Check out this video: Lorrie Goldstein presents his top ten ways to protect the environment while respecting freedom. These are real solutions, as opposed to carbon credit scams (which amount to nothing but paying some other country or business to take the blame for your emissions) and there's much more common sense in them, than in imposed scarcity, proposed by the mainstream environmentalists.

And of course, one of these common sense proposals is to dump Kyoto:
This annual opposition/environmental activist allegation that Canada, responsible for 2% of global emissions (the oil sands account for one/tenth of 1%) is the key to success or failure of Kyoto and efforts to save the planet from runaway climate change, is absurd.

Kyoto failed not because Canada didn't meet its emission targets.

It failed because it didn't require the vast majority of the world's nations - including China and the U.S. which are responsible for a combined 40% of global emissions - to reduce their emissions at all.

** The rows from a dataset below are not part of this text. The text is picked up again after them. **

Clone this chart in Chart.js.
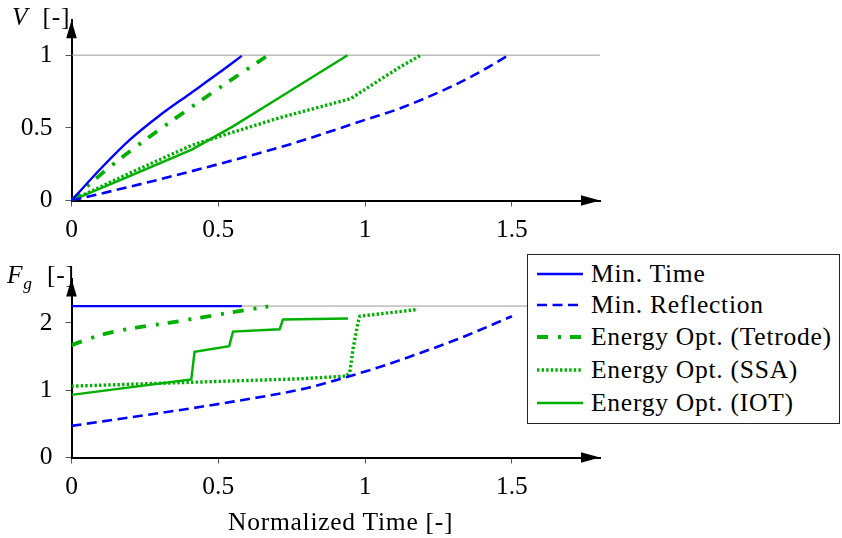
<!DOCTYPE html>
<html lang="en">
  <head>
    <meta charset="UTF-8" />
    <title>Normalized Time - V and Fg</title>
    <script src="https://cdn.jsdelivr.net/npm/chart.js"></script>
    <style>
      html, body { margin: 0; padding: 0; background: #fff; }
      body { width: 842px; height: 538px; position: relative; overflow: hidden; color: #000; }
      canvas { position: absolute; left: 0; }
      #topChart { top: -8px; }
      #bottomChart { top: 250px; }
      .label { position: absolute; line-height: 1; white-space: nowrap; letter-spacing: 0.75px; }
      #legend { position: absolute; left: 527px; top: 254px; width: 311px; height: 168px; border: 1px solid #222; background: #fff; }
      .row { position: absolute; left: 0; height: 32px; display: flex; align-items: center; letter-spacing: 0.75px; white-space: nowrap; }
      .row svg { margin-left: 9px; margin-right: 8px; flex: none; }
    </style>
  </head>
  <body>
    <canvas id="topChart" width="842" height="258"></canvas>
    <canvas id="bottomChart" width="842" height="288"></canvas>

    <div class="label" style="left:12px; top:4px;"><i>V</i>&nbsp;&nbsp;[-]</div>
    <div class="label" style="left:7px; top:262px;"><i>F<sub style="font-size:0.68em;">g</sub></i>&nbsp;&nbsp;[-]</div>
    <div class="label" id="xTitle" style="left:228px; top:509px;">Normalized Time [-]</div>

    <div id="legend"></div>

    <script>
      // x ticks shared by both panels
      const timeTicks = [0, 0.5, 1, 1.5];
      const vTicks = [0, 0.5, 1];
      const fgTicks = [0, 1, 2];

      // reference lines (grey)
      const limitTime = [0, 1.8];
      const vLimit = [1, 1];
      const fgLimit = [2.25, 2.25];

      // V [-]
      const vMinTimeT = [0, 0.1, 0.2, 0.3, 0.4, 0.5, 0.58];
      const vMinTime = [0, 0.22, 0.42, 0.585, 0.73, 0.875, 0.995];
      const vMinReflT = [0, 0.25, 0.5, 0.75, 1.0, 1.1, 1.2, 1.3, 1.4, 1.48];
      const vMinRefl = [0, 0.12, 0.25, 0.39, 0.555, 0.62, 0.7, 0.79, 0.895, 0.99];
      const vTetrodeT = [0, 0.1, 0.2, 0.35, 0.5, 0.67];
      const vTetrode = [0, 0.18, 0.34, 0.56, 0.77, 1.0];
      const vSsaT = [0, 0.2, 0.41, 0.55, 0.71, 0.95, 1.05, 1.12, 1.19];
      const vSsa = [0, 0.19, 0.38, 0.47, 0.57, 0.7, 0.83, 0.92, 1.0];
      const vIotT = [0, 0.2, 0.41, 0.55, 0.71, 0.94];
      const vIot = [0, 0.17, 0.35, 0.51, 0.71, 1.0];

      // F_g [-]
      const fgMinTimeT = [0, 0.58];
      const fgMinTime = [2.25, 2.25];
      const fgMinReflT = [0, 0.33, 0.55, 0.8, 0.925, 1.06, 1.23, 1.35, 1.5];
      const fgMinRefl = [0.47, 0.68, 0.83, 1.03, 1.18, 1.36, 1.62, 1.82, 2.1];
      const fgTetrodeT = [0, 0.1, 0.22, 0.33, 0.44, 0.55, 0.67];
      const fgTetrode = [1.67, 1.82, 1.93, 2.0, 2.08, 2.16, 2.245];
      const fgSsaT = [0, 0.78, 0.937, 0.948, 0.959, 0.976, 0.982, 1.18];
      const fgSsa = [1.06, 1.17, 1.21, 1.27, 1.62, 2.01, 2.1, 2.2];
      const fgIotT = [0, 0.408, 0.419, 0.537, 0.55, 0.709, 0.72, 0.942];
      const fgIot = [0.93, 1.16, 1.57, 1.655, 1.87, 1.905, 2.05, 2.065];

      const BLUE = "#0000ff";
      const GREEN = "#00b000";

      const styles = [
        { label: "Min. Time", color: BLUE, width: 2.4, dash: [], smooth: true },
        { label: "Min. Reflection", color: BLUE, width: 2.6, dash: [10, 5.5], smooth: true },
        { label: "Energy Opt. (Tetrode)", color: GREEN, width: 3.8, dash: [11, 10, 3, 9], smooth: true },
        { label: "Energy Opt. (SSA)", color: GREEN, width: 3.4, dash: [2.4, 2.2], smooth: false },
        { label: "Energy Opt. (IOT)", color: GREEN, width: 2.4, dash: [], smooth: false },
      ];

      // pick a serif face that is really installed, and size it like the original
      function pickFont() {
        const c = document.createElement("canvas").getContext("2d");
        const probe = "Energy Opt. (Tetrode)";
        const faces = ["Liberation Serif", "Times New Roman", "Tinos", "DejaVu Serif"];
        for (const f of faces) {
          c.font = "25px monospace";
          const a = c.measureText(probe).width;
          c.font = "25px '" + f + "', monospace";
          const b = c.measureText(probe).width;
          if (Math.abs(a - b) > 0.5) return { family: "'" + f + "', serif", size: Math.round((25 * 223) / b * 2) / 2 };
        }
        return { family: "serif", size: 24 };
      }
      const font = pickFont();
      document.body.style.fontFamily = font.family;
      document.body.style.fontSize = font.size + "px";

      const pts = (t, v) => t.map((x, i) => ({ x: x, y: v[i] }));

      function buildSets(series, limit) {
        const sets = series.map((s, i) => ({
          label: styles[i].label,
          data: pts(s[0], s[1]),
          borderColor: styles[i].color,
          borderWidth: styles[i].width,
          borderDash: styles[i].dash,
          borderCapStyle: "butt",
          cubicInterpolationMode: styles[i].smooth ? "monotone" : "default",
          pointRadius: 0,
          tension: 0,
          fill: false,
        }));
        // grey limit line last so it is drawn underneath
        sets.push({ label: "limit", data: pts(limitTime, limit), borderColor: "#9a9a9a", borderWidth: 1, pointRadius: 0 });
        return sets;
      }

      // arrow heads at the ends of both axes
      const axisArrows = {
        id: "axisArrows",
        afterDraw(chart) {
          const { ctx, chartArea } = chart;
          ctx.save();
          ctx.fillStyle = "#000";
          ctx.beginPath();
          ctx.moveTo(chartArea.right, chartArea.bottom);
          ctx.lineTo(chartArea.right - 19, chartArea.bottom - 5.3);
          ctx.lineTo(chartArea.right - 19, chartArea.bottom + 5.3);
          ctx.closePath();
          ctx.fill();
          ctx.beginPath();
          ctx.moveTo(chartArea.left, chartArea.top);
          ctx.lineTo(chartArea.left - 5.3, chartArea.top + 18);
          ctx.lineTo(chartArea.left + 5.3, chartArea.top + 18);
          ctx.closePath();
          ctx.fill();
          ctx.restore();
        },
      };

      Chart.defaults.font.family = font.family;
      Chart.defaults.font.size = font.size;
      Chart.defaults.color = "#000";

      function makeChart(id, datasets, yMax, yTicks, padTop, xHeight) {
        const tickGrid = { drawOnChartArea: false, drawTicks: true, tickLength: 6, color: "#555", lineWidth: 1 };
        return new Chart(document.getElementById(id), {
          type: "line",
          data: { datasets: datasets },
          options: {
            responsive: false,
            animation: false,
            layout: { padding: { left: 0, right: 242, top: padTop, bottom: 0 } },
            plugins: { legend: { display: false }, tooltip: { enabled: false } },
            scales: {
              x: {
                type: "linear",
                min: 0,
                max: 1.8,
                afterBuildTicks: (s) => {
                  s.ticks = timeTicks.map((v) => ({ value: v }));
                  s.min = 0;
                  s.max = 1.8;
                },
                afterFit: (s) => { s.height = xHeight; },
                ticks: { padding: 8, maxRotation: 0, autoSkip: false, callback: (v) => String(v) },
                grid: tickGrid,
                border: { display: true, color: "#000", width: 2 },
              },
              y: {
                min: 0,
                max: yMax,
                afterBuildTicks: (s) => {
                  s.ticks = yTicks.map((v) => ({ value: v }));
                  s.min = 0;
                  s.max = yMax;
                },
                afterFit: (s) => { s.width = 71.5; },
                ticks: { padding: 13, callback: (v) => String(v) },
                grid: tickGrid,
                border: { display: true, color: "#000", width: 2 },
              },
            },
          },
          plugins: [axisArrows],
        });
      }

      // top canvas sits 8px above the page edge, so its chart area starts at page y ~19.5
      makeChart(
        "topChart",
        buildSets([[vMinTimeT, vMinTime], [vMinReflT, vMinRefl], [vTetrodeT, vTetrode], [vSsaT, vSsa], [vIotT, vIot]], vLimit),
        1.24, vTicks, 27.5, 49.5
      );
      makeChart(
        "bottomChart",
        buildSets([[fgMinTimeT, fgMinTime], [fgMinReflT, fgMinRefl], [fgTetrodeT, fgTetrode], [fgSsaT, fgSsa], [fgIotT, fgIot]], fgLimit),
        2.66, fgTicks, 28.5, 80.5
      );

      // legend box
      const legend = document.getElementById("legend");
      const rowCenters = [19, 50, 82, 115, 148];
      styles.forEach((s, i) => {
        const row = document.createElement("div");
        row.className = "row";
        row.style.top = rowCenters[i] - 16 + "px";
        row.innerHTML =
          '<svg width="46" height="10"><line x1="0" y1="5" x2="46" y2="5" stroke="' + s.color +
          '" stroke-width="' + s.width + '" stroke-dasharray="' + (s.dash.length ? s.dash.join(",") : "none") +
          '"/></svg><span>' + s.label + "</span>";
        legend.appendChild(row);
      });
    </script>
  </body>
</html>
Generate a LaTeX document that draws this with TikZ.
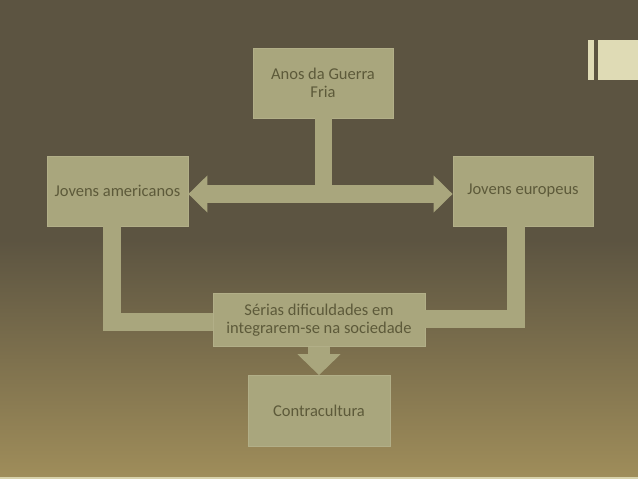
\documentclass[tikz,border=0pt]{standalone}
\usepackage{fontspec}
\setmainfont{Carlito}
\usepackage{tikz}
\usetikzlibrary{arrows.meta}
\definecolor{Backdrop}{HTML}{5C5441}
\definecolor{BackdropLow}{HTML}{9F8D5A}
\definecolor{Khaki}{HTML}{A9A67D}
\definecolor{KhakiEdge}{HTML}{B2AF88}
\definecolor{Olive}{HTML}{5D5A3A}
\definecolor{Cream}{HTML}{DFDBB5}
\begin{document}
\begin{tikzpicture}[x=1pt,y=-1pt,
  box/.style={draw=KhakiEdge,fill=Khaki,line width=0.8pt,minimum width=#1,align=center,text=Olive,font=\fontsize{16.5}{18.5}\selectfont,inner sep=0pt},
  fat/.style={draw=Khaki,line width=18pt,line join=miter},
  tipH/.style={-{Triangle[width=36pt,length=19pt]}},
  tipV/.style={-{Triangle[width=42pt,length=21pt]}}
]
\useasboundingbox (0,0) rectangle (638,479);
\fill[Backdrop] (0,0) rectangle (638,240);
\shade[top color=Backdrop,bottom color=BackdropLow] (0,240) rectangle (638,477);
\fill[Cream!90!BackdropLow] (0,477) rectangle (638,479);
\fill[Cream] (588,40) rectangle (594,80);
\fill[Cream] (598,40) rectangle (638,80);
\node[box=140pt,minimum height=70pt] (guerra) at (323,83) {Anos da Guerra\\Fria};
\node[box=141pt,minimum height=70pt] (americanos) at (117.5,191) {Jovens americanos};
\node[box=140pt,minimum height=70pt] (europeus) at (523,191) {Jovens europeus};
\node[box=212pt,minimum height=53pt] (sociedade) at (319,320) {Sérias dificuldades em\\integrarem-se na sociedade};
\node[box=142pt,minimum height=71pt] (contracultura) at (319,411) {Contracultura};
\coordinate (junction) at ([yshift=-3pt]americanos.east -| guerra.south);
\draw[fat,line width=17pt] (guerra.south) -- (junction);
\draw[fat,tipH] (junction) -- ([yshift=-3pt]americanos.east);
\draw[fat,tipH] (junction) -- ([yshift=-3pt]europeus.west);
\draw[fat] ([xshift=-5.5pt]americanos.south) |- ([yshift=-2pt]sociedade.west);
\draw[fat] ([xshift=-7pt]europeus.south) |- ([yshift=1pt]sociedade.east);
\draw[fat,line width=22pt,tipV] (sociedade.south) -- (contracultura.north);
\end{tikzpicture}
\end{document}
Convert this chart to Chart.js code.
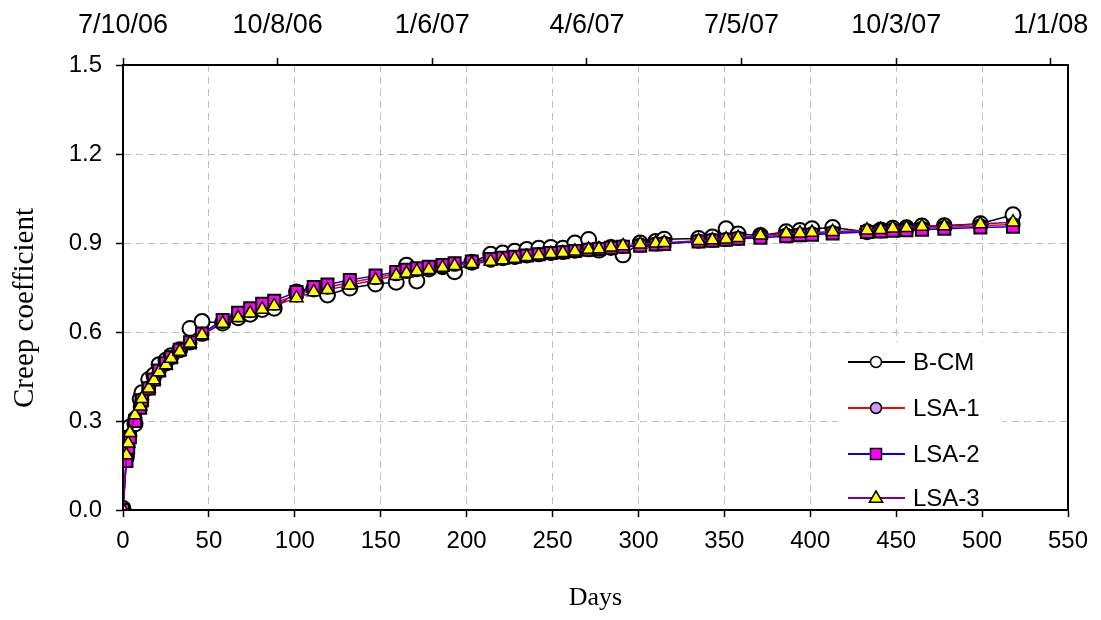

Canada failed to meet its Kyoto targets because the Liberals under Jean Chretien recklessly signed us up for them, without having any idea of the huge economic hit it would mean for a big, cold, northern, sparsely populated, oil and natural gas producing nation like Canada.
An important flaw of Kyoto, which is rarely mentioned, is that it doesn't take into account population changes. Since 1990, Canada's population went up from 26 million to over 34. Reducing nation's emissions to 94% of where they were back when Canada's population stood at 26 million, would therefore require more than 30% cut in per capita emissions - which is impossible to achieve even if Kyoto is extended for 20 more years.

Moreover - some 5 million immigrants came to Canada during these 20 years; most of them - from the countries that are considered to have achieved their Kyoto target and therefore could sell their "emission credits" to Canada. Does Kyoto protocol credits Canada in any way for resettling all these people on its territory? What do you think? And that's another reason to dump Kyoto.